Favorable leasehold interests are amortized on a straight-line basis over their remaining lease term with no
expected residual value. For additional information related to the Company’s intangible assets, see Note 7 of
“Notes to Consolidated Financial Statements.
Other non-current assets are made up of deposits and deferred financing fees. The deferred financing fees
are associated with the Company’s revolving credit facility and the senior notes issued in October 2005 in
connection with the financing of the EB merger. The deferred financing fees are being amortized over five and
seven years to match the terms of the revolving credit facility and the senior notes, respectively. Deferred
financing fees incurred in connection with the issuance of the senior floating rate notes in October 2005 in
connection with the EB merger were included in deferred financing fees in the balance sheet and were being
amortized over six years to match the term of the senior floating rate notes. The remaining balance of the
deferred financing fees on the senior floating rate notes was written off to debt extinguishment expense during
fiscal 2007 when the notes were redeemed.
Cash Consideration Received from Vendors. The Company and its vendors participate in cooperative
advertising programs and other vendor marketing programs in which the vendors provide the Company with
cash consideration in exchange for marketing and advertising the vendors’ products. Our accounting for
cooperative advertising arrangements and other vendor marketing programs, in accordance with Financial
Accounting Standards Board (“FASB”) Emerging Issues Task Force Issue 02-16, results in a portion of the
consideration received from our vendors reducing the product costs in inventory. The consideration serving as
a reduction in inventory is recognized in cost of sales as inventory is sold. The amount of vendor allowances
recorded as a reduction of inventory is determined by calculating the ratio of vendor allowances in excess of
specific, incremental and identifiable advertising and promotional costs to merchandise purchases.
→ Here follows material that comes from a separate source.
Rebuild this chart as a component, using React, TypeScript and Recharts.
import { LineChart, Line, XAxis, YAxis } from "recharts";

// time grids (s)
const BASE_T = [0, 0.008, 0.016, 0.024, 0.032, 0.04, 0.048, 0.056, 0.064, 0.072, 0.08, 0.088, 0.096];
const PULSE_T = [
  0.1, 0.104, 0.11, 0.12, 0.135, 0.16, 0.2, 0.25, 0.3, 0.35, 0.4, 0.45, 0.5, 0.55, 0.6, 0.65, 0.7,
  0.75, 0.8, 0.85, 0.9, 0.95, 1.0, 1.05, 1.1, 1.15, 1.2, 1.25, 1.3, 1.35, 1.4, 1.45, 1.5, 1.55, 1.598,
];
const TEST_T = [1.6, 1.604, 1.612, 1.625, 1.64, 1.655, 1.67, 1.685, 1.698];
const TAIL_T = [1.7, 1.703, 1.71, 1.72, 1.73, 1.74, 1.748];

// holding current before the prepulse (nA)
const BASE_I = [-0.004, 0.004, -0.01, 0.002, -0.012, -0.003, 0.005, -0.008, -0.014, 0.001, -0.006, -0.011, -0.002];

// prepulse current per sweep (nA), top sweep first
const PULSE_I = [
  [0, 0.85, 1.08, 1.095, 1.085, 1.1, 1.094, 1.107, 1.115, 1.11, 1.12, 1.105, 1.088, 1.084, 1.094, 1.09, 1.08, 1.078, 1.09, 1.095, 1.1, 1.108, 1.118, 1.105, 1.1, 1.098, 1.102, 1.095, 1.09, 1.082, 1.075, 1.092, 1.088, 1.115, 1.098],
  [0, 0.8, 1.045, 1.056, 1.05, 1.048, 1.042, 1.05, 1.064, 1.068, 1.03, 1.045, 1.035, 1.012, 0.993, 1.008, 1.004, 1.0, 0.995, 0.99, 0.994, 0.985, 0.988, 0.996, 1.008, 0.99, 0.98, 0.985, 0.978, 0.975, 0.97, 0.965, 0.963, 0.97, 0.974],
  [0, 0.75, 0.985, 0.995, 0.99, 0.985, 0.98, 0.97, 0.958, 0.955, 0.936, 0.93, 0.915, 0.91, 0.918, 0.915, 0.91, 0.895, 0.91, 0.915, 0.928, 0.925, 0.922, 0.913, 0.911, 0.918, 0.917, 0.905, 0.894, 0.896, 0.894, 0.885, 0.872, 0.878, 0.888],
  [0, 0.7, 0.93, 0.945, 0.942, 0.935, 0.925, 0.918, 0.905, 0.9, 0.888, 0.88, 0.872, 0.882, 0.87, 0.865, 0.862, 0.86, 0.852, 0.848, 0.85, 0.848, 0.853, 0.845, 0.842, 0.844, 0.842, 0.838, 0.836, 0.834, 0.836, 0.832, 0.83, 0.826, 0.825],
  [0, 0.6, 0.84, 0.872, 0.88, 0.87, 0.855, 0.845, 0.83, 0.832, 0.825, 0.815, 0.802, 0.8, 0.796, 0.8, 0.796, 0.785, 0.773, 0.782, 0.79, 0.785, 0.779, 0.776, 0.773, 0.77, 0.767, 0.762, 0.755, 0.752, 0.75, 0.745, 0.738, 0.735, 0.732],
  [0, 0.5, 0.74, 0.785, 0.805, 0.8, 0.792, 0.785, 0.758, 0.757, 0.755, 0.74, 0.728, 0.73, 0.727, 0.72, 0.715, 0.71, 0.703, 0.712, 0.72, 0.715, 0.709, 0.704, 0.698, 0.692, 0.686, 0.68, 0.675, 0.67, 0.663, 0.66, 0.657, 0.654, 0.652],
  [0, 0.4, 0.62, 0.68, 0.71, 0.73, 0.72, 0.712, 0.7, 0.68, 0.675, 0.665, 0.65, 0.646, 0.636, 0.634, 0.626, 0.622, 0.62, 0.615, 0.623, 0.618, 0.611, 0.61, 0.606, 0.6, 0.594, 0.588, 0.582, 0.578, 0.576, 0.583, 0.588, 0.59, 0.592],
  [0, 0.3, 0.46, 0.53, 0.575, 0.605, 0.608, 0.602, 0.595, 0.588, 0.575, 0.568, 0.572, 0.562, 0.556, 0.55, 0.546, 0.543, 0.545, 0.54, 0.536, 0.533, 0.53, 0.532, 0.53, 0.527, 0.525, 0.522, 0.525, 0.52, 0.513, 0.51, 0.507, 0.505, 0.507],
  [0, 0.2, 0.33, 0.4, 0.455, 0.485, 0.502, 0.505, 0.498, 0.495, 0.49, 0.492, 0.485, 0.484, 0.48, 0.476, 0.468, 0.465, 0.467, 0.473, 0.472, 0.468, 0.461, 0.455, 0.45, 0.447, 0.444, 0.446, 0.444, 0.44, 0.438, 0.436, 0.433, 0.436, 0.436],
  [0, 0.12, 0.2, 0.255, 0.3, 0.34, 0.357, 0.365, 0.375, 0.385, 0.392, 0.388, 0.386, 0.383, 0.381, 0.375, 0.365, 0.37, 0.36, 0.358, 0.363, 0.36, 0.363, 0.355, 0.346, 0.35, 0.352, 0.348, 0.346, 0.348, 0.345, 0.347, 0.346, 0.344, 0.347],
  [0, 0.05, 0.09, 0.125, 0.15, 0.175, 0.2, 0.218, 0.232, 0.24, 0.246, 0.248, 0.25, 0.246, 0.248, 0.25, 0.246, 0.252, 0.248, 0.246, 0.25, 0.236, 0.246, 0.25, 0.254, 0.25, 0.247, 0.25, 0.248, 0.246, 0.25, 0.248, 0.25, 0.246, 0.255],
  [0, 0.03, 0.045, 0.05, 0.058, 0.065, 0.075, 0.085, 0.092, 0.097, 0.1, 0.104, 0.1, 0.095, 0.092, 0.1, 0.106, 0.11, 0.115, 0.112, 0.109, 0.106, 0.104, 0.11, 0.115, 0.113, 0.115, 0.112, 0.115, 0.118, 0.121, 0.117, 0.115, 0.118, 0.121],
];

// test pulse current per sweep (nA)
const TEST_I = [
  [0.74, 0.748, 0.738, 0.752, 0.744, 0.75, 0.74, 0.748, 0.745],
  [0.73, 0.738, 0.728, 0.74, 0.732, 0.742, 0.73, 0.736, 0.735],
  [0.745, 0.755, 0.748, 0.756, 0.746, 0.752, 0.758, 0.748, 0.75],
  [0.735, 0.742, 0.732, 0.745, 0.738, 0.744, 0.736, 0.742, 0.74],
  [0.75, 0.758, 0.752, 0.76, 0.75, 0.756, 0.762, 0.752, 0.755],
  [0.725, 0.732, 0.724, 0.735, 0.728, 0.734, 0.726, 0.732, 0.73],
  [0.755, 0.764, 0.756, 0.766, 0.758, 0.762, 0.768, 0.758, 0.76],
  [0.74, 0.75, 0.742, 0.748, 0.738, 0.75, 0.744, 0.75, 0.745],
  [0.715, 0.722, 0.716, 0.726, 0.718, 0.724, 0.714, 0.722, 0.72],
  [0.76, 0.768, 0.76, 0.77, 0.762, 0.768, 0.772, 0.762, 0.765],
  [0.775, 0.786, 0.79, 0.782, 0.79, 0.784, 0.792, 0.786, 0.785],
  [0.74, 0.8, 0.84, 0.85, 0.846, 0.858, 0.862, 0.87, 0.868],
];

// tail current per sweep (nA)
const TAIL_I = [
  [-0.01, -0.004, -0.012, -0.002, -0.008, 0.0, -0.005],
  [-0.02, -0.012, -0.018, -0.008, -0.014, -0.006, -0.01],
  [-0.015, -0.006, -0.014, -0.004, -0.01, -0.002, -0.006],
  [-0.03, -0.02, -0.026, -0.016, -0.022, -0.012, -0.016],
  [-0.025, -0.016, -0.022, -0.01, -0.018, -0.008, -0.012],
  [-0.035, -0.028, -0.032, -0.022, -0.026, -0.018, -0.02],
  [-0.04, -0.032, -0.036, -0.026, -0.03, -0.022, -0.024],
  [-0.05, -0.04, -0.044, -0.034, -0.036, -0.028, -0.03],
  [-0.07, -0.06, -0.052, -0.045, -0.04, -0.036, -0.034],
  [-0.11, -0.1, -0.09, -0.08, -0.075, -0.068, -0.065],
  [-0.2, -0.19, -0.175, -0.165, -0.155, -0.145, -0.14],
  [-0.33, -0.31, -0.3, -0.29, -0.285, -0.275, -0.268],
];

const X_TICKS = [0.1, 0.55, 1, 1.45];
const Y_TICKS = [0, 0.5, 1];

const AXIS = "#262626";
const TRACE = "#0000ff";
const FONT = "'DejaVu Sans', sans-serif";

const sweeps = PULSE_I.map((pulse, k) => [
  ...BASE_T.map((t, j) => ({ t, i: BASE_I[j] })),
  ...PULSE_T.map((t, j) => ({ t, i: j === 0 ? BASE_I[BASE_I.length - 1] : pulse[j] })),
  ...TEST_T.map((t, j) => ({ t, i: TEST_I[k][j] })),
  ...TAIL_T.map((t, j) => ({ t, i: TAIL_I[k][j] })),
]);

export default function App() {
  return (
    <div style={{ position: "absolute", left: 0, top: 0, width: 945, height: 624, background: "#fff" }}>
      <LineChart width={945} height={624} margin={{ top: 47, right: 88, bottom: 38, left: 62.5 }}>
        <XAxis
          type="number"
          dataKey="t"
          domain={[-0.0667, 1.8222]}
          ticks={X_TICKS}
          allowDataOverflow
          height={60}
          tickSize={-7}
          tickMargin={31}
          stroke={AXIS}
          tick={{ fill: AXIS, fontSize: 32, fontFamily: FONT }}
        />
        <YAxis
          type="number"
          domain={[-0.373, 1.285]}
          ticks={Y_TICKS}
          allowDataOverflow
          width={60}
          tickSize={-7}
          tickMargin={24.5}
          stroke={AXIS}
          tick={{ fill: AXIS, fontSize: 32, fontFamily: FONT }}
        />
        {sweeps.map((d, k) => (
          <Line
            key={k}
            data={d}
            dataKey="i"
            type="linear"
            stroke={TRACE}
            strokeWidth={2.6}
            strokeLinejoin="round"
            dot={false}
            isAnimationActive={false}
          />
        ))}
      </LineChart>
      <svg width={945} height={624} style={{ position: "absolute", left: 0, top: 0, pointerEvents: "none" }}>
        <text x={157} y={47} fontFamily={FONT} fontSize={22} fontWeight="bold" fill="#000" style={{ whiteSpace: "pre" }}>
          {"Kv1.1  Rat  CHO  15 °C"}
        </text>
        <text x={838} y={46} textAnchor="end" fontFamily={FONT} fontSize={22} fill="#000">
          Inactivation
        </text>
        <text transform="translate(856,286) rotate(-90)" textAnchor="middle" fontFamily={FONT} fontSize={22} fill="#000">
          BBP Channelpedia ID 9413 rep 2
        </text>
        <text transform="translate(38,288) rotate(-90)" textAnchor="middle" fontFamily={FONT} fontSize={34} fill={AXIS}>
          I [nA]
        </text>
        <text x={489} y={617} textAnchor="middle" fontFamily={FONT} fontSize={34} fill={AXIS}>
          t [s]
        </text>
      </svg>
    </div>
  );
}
The
Company then applies this ratio to the value of inventory in determining the amount of vendor reimbursements
recorded as a reduction to inventory reflected on the balance sheet. Because of the variability in the timing of
our advertising and marketing programs throughout the year, the Company uses significant estimates in
determining the amount of vendor allowances recorded as a reduction of inventory in interim periods,
including estimates of full year vendor allowances, specific, incremental and identifiable advertising and
promotional costs, merchandise purchases and value of inventory. Estimates of full year vendor allowances
and the value of inventory are dependent upon estimates of full year merchandise purchases. Determining the
amount of vendor allowances recorded as a reduction of inventory at the end of the fiscal year no longer
requires the use of estimates as all vendor allowances, specific, incremental and identifiable advertising and
promotional costs, merchandise purchases and value of inventory are known.
Although management considers its advertising and marketing programs to be effective, we do not
believe that we would be able to incur the same level of advertising expenditures if the vendors decreased or
discontinued their allowances. In addition, management believes that the Company’s revenues would be
adversely affected if its vendors decreased or discontinued their allowances, but management is unable to
quantify the impact.
Lease Accounting. The Company’s method of accounting for rent expense (and related deferred rent
liability) and leasehold improvements funded by landlord incentives for allowances under operating leases
(tenant improvement allowances) is in conformance with GAAP, as clarified by the Chief Accountant of the
SEC in a February 2005 letter to the American Institute of Certified Public Accountants. For leases that contain
predetermined fixed escalations of the minimum rent, we recognize the related rent expense on a straight-line
basis and include the impact of escalating rents for periods in which we are reasonably assured of exercising
lease options and we include in the lease term any period during which the Company is not obligated to pay
rent while the store is being constructed, or “rent holiday.